You can say a lot of things about the Indian cricket team but you cannot say that they do not perform against the best. They beat the best in the business. They lose to South Africa and Australia. But they also thrash the same teams. So, fans want to chase and follow winners. Sponsors too want to chase winners. No one has time for losers.

When was the last time that the Indian hockey team beat Australia, Germany or Holland in a big event?

Their chance is now. They want big bucks, they want sponsors to follow them, they want to be glamorous like the cricketers. So, they have to beat the best in the business. Rest will follow automatically.
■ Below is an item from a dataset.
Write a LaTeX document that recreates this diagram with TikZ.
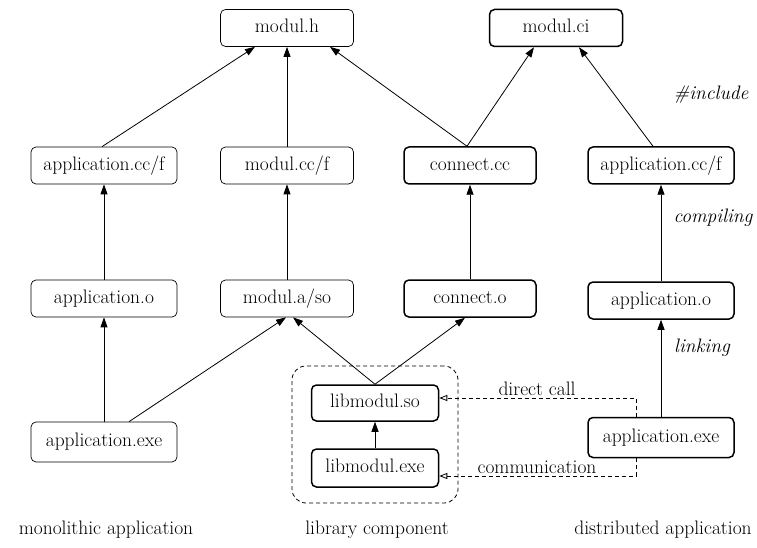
\documentclass[tikz,border=0pt]{standalone}
\usetikzlibrary{arrows.meta,calc}
\newcommand\fsz{\fontsize{19.5}{23}\selectfont}
\tikzset{
  box/.style={draw, rounded corners=5pt, line width=0.7pt, minimum height=37pt, inner sep=0pt, font=\fsz, text height=13pt, text depth=3.5pt},
  tbox/.style={box, line width=1.5pt},
  arr/.style={-{Triangle[length=10pt,width=7pt]}, line width=0.8pt},
  oarr/.style={-{Triangle[open,length=8pt,width=6pt]}, line width=0.8pt, dash pattern=on 4pt off 3pt},
  lbl/.style={font=\fsz, inner sep=0pt},
  ilbl/.style={font=\fsz\itshape, inner sep=0pt}
}
\begin{document}
\begin{tikzpicture}[x=1pt,y=-1pt]
\useasboundingbox (0,0) rectangle (757,548);
% top row
\node[box, minimum width=133pt] (modh) at (287,28) {modul.h};
\node[tbox, minimum width=133pt] (modci) at (556,28) {modul.ci};
% row 2
\node[box, minimum width=146pt] (appccL) at (104,165.5) {application.cc/f};
\node[box, minimum width=133pt] (modcc) at (287,165.5) {modul.cc/f};
\node[tbox, minimum width=132pt] (concc) at (470,165.5) {connect.cc};
\node[tbox, minimum width=146pt] (appccR) at (661,165.5) {application.cc/f};
% row 3
\node[box, minimum width=146pt] (appoL) at (104,298.5) {application.o};
\node[box, minimum width=133pt] (moda) at (287,298.5) {modul.a/so};
\node[tbox, minimum width=132pt] (cono) at (470,298.5) {connect.o};
\node[tbox, minimum width=146pt] (appoR) at (661,300.5) {application.o};
% row 4
\node[box, minimum width=146pt, minimum height=40pt] (appexeL) at (104,442) {application.exe};
\node[tbox, minimum width=146pt, minimum height=40pt] (appexeR) at (661,437.5) {application.exe};
\node[tbox, minimum width=127pt, minimum height=36pt] (libso) at (375,403) {libmodul.so};
\node[tbox, minimum width=127pt, minimum height=38pt] (libexe) at (375,468) {libmodul.exe};
% dashed group
\node[draw, rounded corners=14pt, line width=0.8pt, dash pattern=on 4pt off 3pt, minimum width=166pt, minimum height=137pt, inner sep=0pt] (grp) at (375,434.5) {};
% arrows
\draw[arr] ([xshift=-2pt]appccL.north) -- ([xshift=-32pt]modh.south);
\draw[arr] (modcc.north) -- (modh.south);
\draw[arr] ([xshift=-3pt]concc.north) -- ([xshift=43pt]modh.south);
\draw[arr] ([xshift=-3pt]concc.north) -- ([xshift=-22pt]modci.south);
\draw[arr] ([xshift=-8pt]appccR.north) -- ([xshift=23pt]modci.south);
\draw[arr] (appoL.north) -- (appccL.south);
\draw[arr] (moda.north) -- (modcc.south);
\draw[arr] (cono.north) -- (concc.south);
\draw[arr] (appoR.north) -- (appccR.south);
\draw[arr] (appexeL.north) -- (appoL.south);
\draw[arr] ([xshift=25pt]appexeL.north) -- ([xshift=-1pt]moda.south);
\draw[arr] (libso.north) -- ([xshift=6pt]moda.south);
\draw[arr] (libso.north) -- ([xshift=-5pt]cono.south);
\draw[arr] (appexeR.north) -- (appoR.south);
\draw[arr] (libexe.north) -- (libso.south);
% dashed connectors
\draw[oarr] ([xshift=-25pt]appexeR.north) |- ([yshift=5pt]libso.east);
\draw[oarr] ([xshift=-25pt]appexeR.south) |- ([yshift=-8pt]libexe.east);
% labels
\node[lbl, anchor=base] (ldc) at (537,395) {direct call};
\node[lbl, anchor=base] (lcom) at (537,473) {communication};
\node[ilbl] (linc) at (711,95) {\#include};
\node[ilbl] (lcomp) at (713,218) {compiling};
\node[ilbl] (llink) at (702,348) {linking};
\node[lbl, anchor=base] (lmono) at (106,534) {monolithic application};
\node[lbl, anchor=base] (llib) at (377,534) {library component};
\node[lbl, anchor=base] (ldist) at (663,534) {distributed application};
\end{tikzpicture}
\end{document}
The Indian cricketers won the inaugural T20 World Cup in South Africa in 2007. Along the way, they beat teams like England, SA, Australia and Pakistan. So, they deserved the ensuing glory that came their way.

But here the talk is that the Indian hockey team will have done extremely well even if they make it to the last four in the World Cup. In the 2006 World Cup they came eleventh. With such dismal performances on the field, you cannot expect the sponsors and the fans to get behind you.

The Indian hockey players want to become rich like the cricketers. Then they have to start winning some matches. Till now, they have talked the talk. Now the time has come for them to walk the walk. In the coming days, if they perform badly in the World Cup at home – as looks likely to happen – then the chasm between Indian cricketers and hockey players is going to become far bigger. And the Indian hockey players will only have themselves to blame for this growing chasm.